Award Ceremony Planning Checklist

Quick Answer 

Planning an award ceremony involves defining recognition objectives, selecting award categories, organising nominations, securing a venue, planning production requirements, preparing the event programme, and rehearsing key award presentations. The most successful ceremonies focus on making recognition feel meaningful rather than simply distributing awards.

Recognition matters. When employees, partners, or industry professionals are acknowledged for their contributions, the impact extends beyond the individual being recognised.

It signals to everyone present what the organisation values, what it rewards, and how it treats the people who contribute to its success.

An award ceremony is the most visible expression of that recognition.
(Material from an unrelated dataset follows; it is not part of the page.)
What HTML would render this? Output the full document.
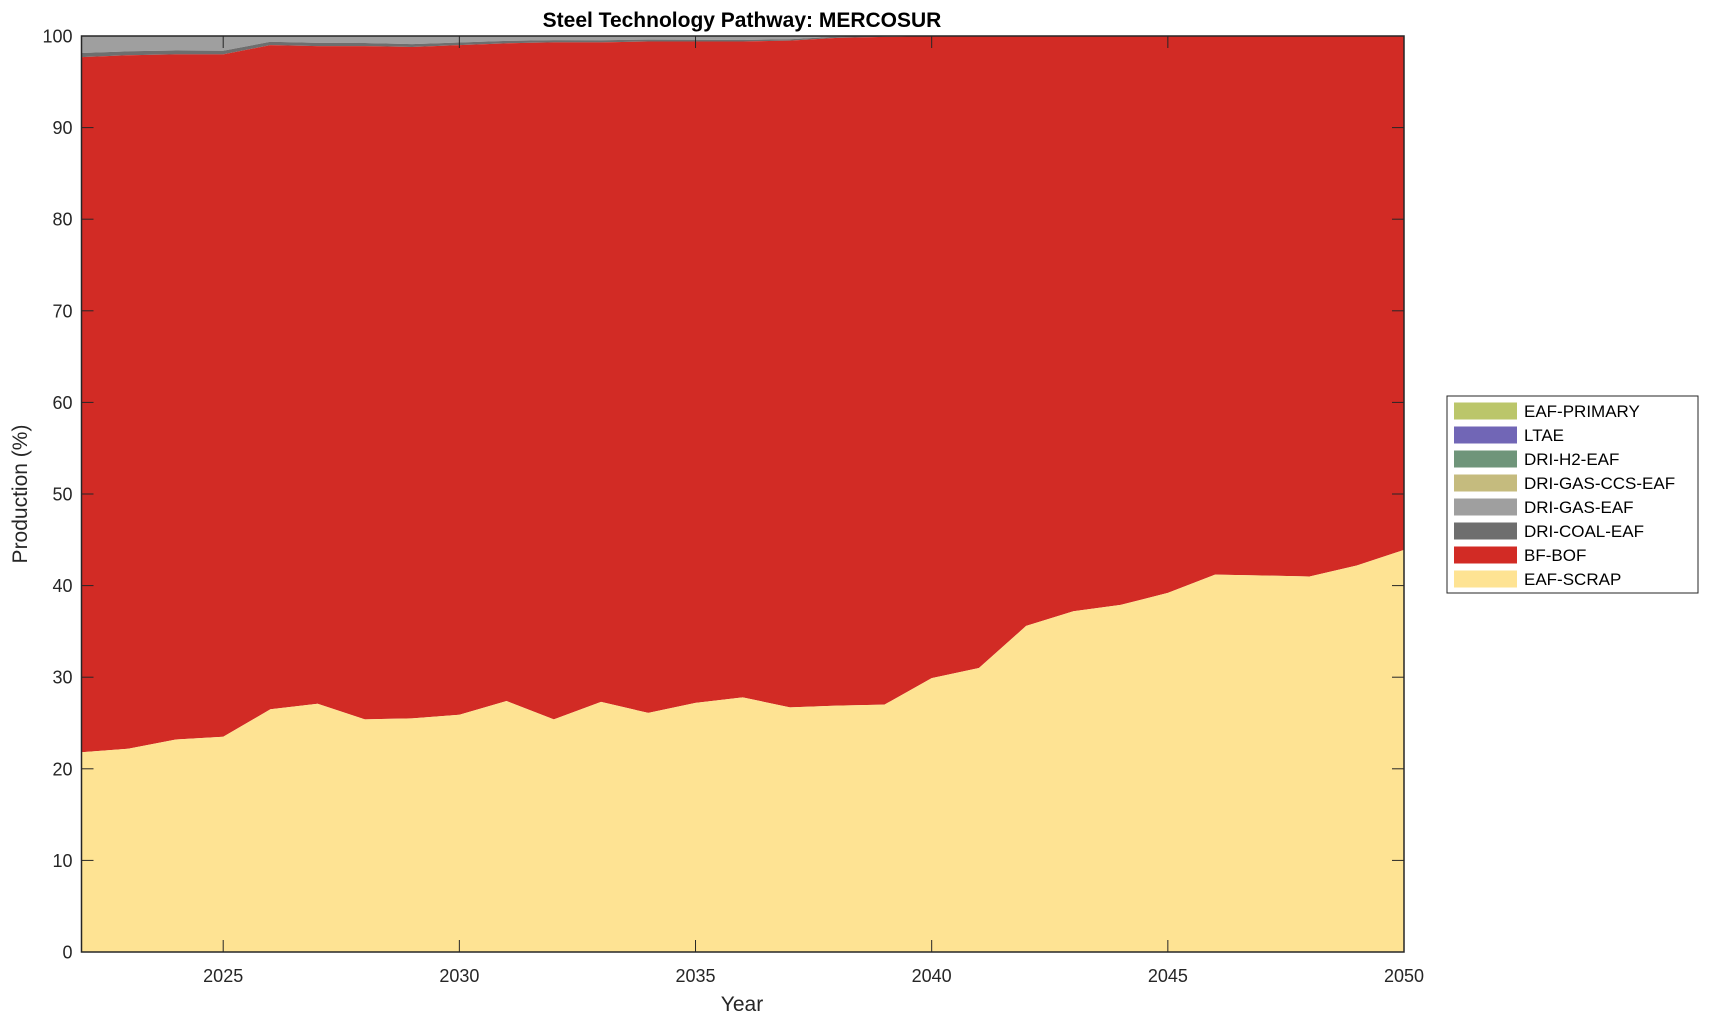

How it is planned and produced determines whether the recognition feels genuine and significant, or rushed and perfunctory.

People rarely remember the trophy. They remember how the recognition felt.

Define the Purpose of the Award Ceremony

Every planning decision in an award ceremony should connect back to the recognition objective. Before venue selection, production planning, or programme design begins, the purpose of the ceremony should be clearly defined.

Employee Recognition
Build the programme around celebrating individual achievements, contributions, and positive impact on the organisation.
Sales Achievement
Include competitive award categories supported by transparent performance metrics and clear judging criteria.
Long Service Awards
Highlight years of service, loyalty, and personal stories to create meaningful recognition moments.
Partner Recognition
Focus on appreciation, collaboration, and long-term business relationships rather than internal competition.
Industry Awards
Reinforce credibility through independent judging, transparent criteria, and a professional presentation format.
Company Milestones
Create a celebratory atmosphere that recognises collective achievements and significant organisational milestones.

The objective shapes the tone, the categories, the programme structure, and the production requirements. A long service awards ceremony should feel warm and personal.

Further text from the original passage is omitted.